Muzara'ah, Mukhabarah dan Musaqah


Muzara’ah, Mukhabarah, dan Musaqah
A.     Pengertian Muzara’ah dan Mukhabarah
Muzara’ah adalah kerjasama dalam bidang pertanian atau pengelolaan kebun dan sejenisnya. Pemilik lahan menyerahkan lahanya kepada petani agar diusahakan, dan hasil dari pertanian itu dibagi antara kedua belah pihak. Muzara’ah berasal dari kata az-zar’u yang artinya ada dua cara, yaitu; menabur benih atau bibit dan menumbuhkan.
Dari arti kata tersebut dapat dijelaskan, bahwa muzara’ah adalah bentuk kerjasama dalam bidang pertanian antara pemilik lahan dengan petani penggarap. Dalam hal ini penggaraplah yang menanami lahan itu dengan biaya sendiri, tanaman dan lahan tersebut nanti dibagi antara kedua belah pihak sebagai pembayaran atau upah dari penggarapan tersebut.

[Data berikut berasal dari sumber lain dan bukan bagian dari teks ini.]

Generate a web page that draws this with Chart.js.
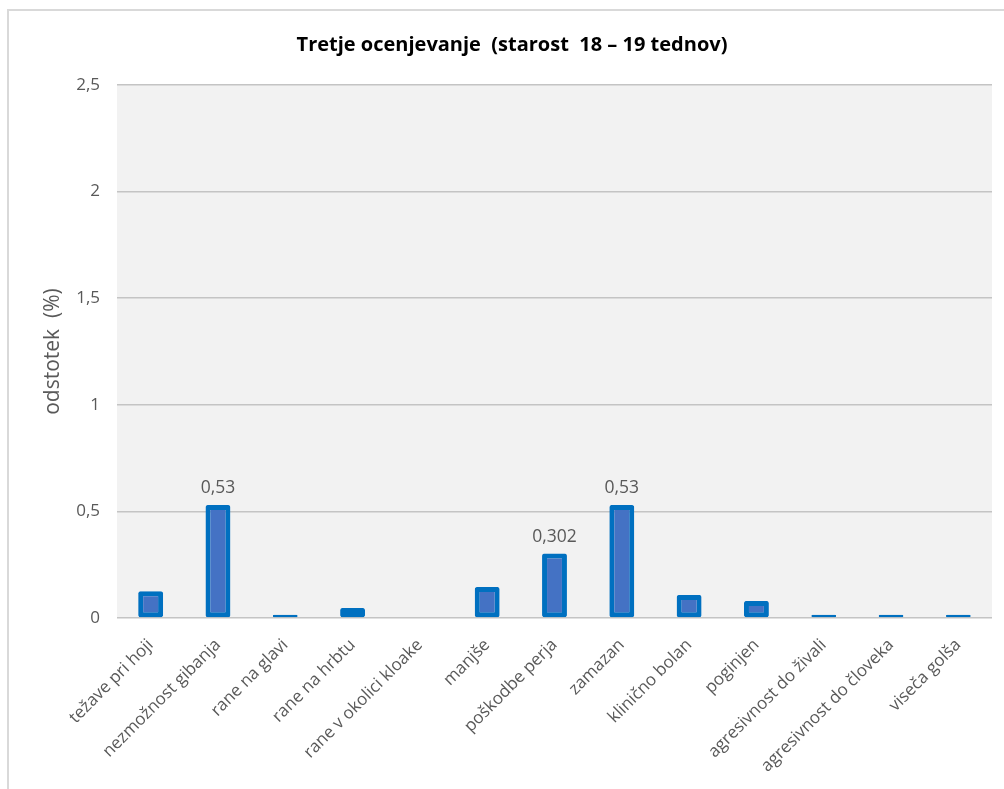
<!DOCTYPE html>
<html>
<head>
<meta charset="utf-8">
<script src="https://cdn.jsdelivr.net/npm/chart.js@4"></script>
<style>
  html, body { margin: 0; padding: 0; background: #fff; }
  #frame {
    position: absolute; left: 7px; top: 9px; width: 1010px; height: 790px;
    border: 2px solid #d9d9d9; box-sizing: border-box;
  }
  #wrap { position: absolute; left: 0; top: 0; width: 1004px; height: 789px; }
</style>
</head>
<body>
<div id="frame"></div>
<div id="wrap"><canvas id="chart"></canvas></div>
<script>
// === Data ===
const categories = [
  "težave pri hoji", "nezmožnost gibanja", "rane na glavi", "rane na hrbtu",
  "rane v okolici kloake", "manjše", "poškodbe perja", "zamazan",
  "klinično bolan", "poginjen", "agresivnost do živali",
  "agresivnost do človeka", "viseča golša"
];
const values = [0.125, 0.53, 0.015, 0.047, 0, 0.145, 0.302, 0.53, 0.108, 0.08, 0.015, 0.015, 0.015];
// which bars get a value label on top
const labelled = [false, true, false, false, false, false, true, true, false, false, false, false, false];
const yTicks = [0, 0.5, 1, 1.5, 2, 2.5];
const chartTitle = "Tretje ocenjevanje  (starost  18 – 19 tednov)";

const fmt = (v) => String(v).replace(".", ",");
const textFont = "'Open Sans', 'DejaVu Sans', sans-serif";

// gray plot background + title centred on the whole frame
const plotBg = {
  id: "plotBg",
  beforeDraw(chart) {
    const { ctx, chartArea: a } = chart;
    ctx.save();
    ctx.fillStyle = "#f2f2f2";
    ctx.fillRect(a.left, a.top, a.right - a.left, a.bottom - a.top);
    ctx.font = "bold 20px " + textFont;
    ctx.fillStyle = "#000";
    ctx.textAlign = "center";
    ctx.textBaseline = "middle";
    ctx.fillText(chartTitle, chart.width / 2 + 10, 45);
    ctx.restore();
  },
};

// value labels above selected bars
const barLabels = {
  id: "barLabels",
  afterDatasetsDraw(chart) {
    const { ctx } = chart;
    const meta = chart.getDatasetMeta(0);
    ctx.save();
    ctx.font = "17.5px " + textFont;
    ctx.fillStyle = "#595959";
    ctx.textAlign = "center";
    ctx.textBaseline = "bottom";
    meta.data.forEach((bar, i) => {
      if (!labelled[i]) return;
      ctx.fillText(fmt(values[i]), bar.x, bar.y - 8);
    });
    ctx.restore();
  },
};

const ctx = document.getElementById("chart").getContext("2d");
new Chart(ctx, {
  type: "bar",
  data: {
    labels: categories,
    datasets: [
      {
        data: values,
        backgroundColor: "#4472c4",
        borderColor: "#0070c0",
        borderWidth: 5,
        borderSkipped: false,
        borderRadius: 2,
        barPercentage: 0.37,
        categoryPercentage: 1,
      },
    ],
  },
  options: {
    responsive: true,
    maintainAspectRatio: false,
    animation: false,
    layout: { padding: { left: 0, right: 12, top: 85, bottom: 0 } },
    plugins: {
      legend: { display: false },
      tooltip: { enabled: false },
      title: { display: false },
    },
    scales: {
      x: {
        grid: { display: false },
        border: { display: false },
        ticks: {
          color: "#595959",
          font: { family: textFont, size: 17 },
          minRotation: 45,
          maxRotation: 45,
          autoSkip: false,
          padding: 9,
        },
        afterFit(scale) { scale.height = 171; },
      },
      y: {
        min: 0,
        max: 2.5,
        afterBuildTicks(scale) { scale.ticks = yTicks.map((v) => ({ value: v })); },
        grid: { color: "#c4c4c4", lineWidth: 1.5, drawTicks: false },
        border: { display: false },
        ticks: {
          color: "#595959",
          font: { family: textFont, size: 17 },
          padding: 17,
          callback: (v) => fmt(v),
        },
        title: {
          display: true,
          text: "odstotek  (%)",
          color: "#595959",
          font: { family: textFont, size: 21 },
          padding: { top: 40, bottom: 0 },
        },
        afterFit(scale) { scale.width = 117; },
      },
    },
  },
  plugins: [plotBg, barLabels],
});
</script>
</body>
</html>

Mukhabarah ialah mengerjakan tanah (orang lain) seperti sawah atau ladang dengan imbalan sebagian hasilnya (seperdua, sepertiga atau seperempat). Sedangkan biaya pengerjaan dan benihnya ditanggung orang yang mengerjakan.
Munculnya pengertian muzara’ah dan mukhabarah dengan ta’rif yang berbeda tersebut karena adanya ulama yang membedakan antara arti muzara’ah dan mukhabarah, yaitu Imam Rafi’I berdasar dhahir nash Imam Syafi’i.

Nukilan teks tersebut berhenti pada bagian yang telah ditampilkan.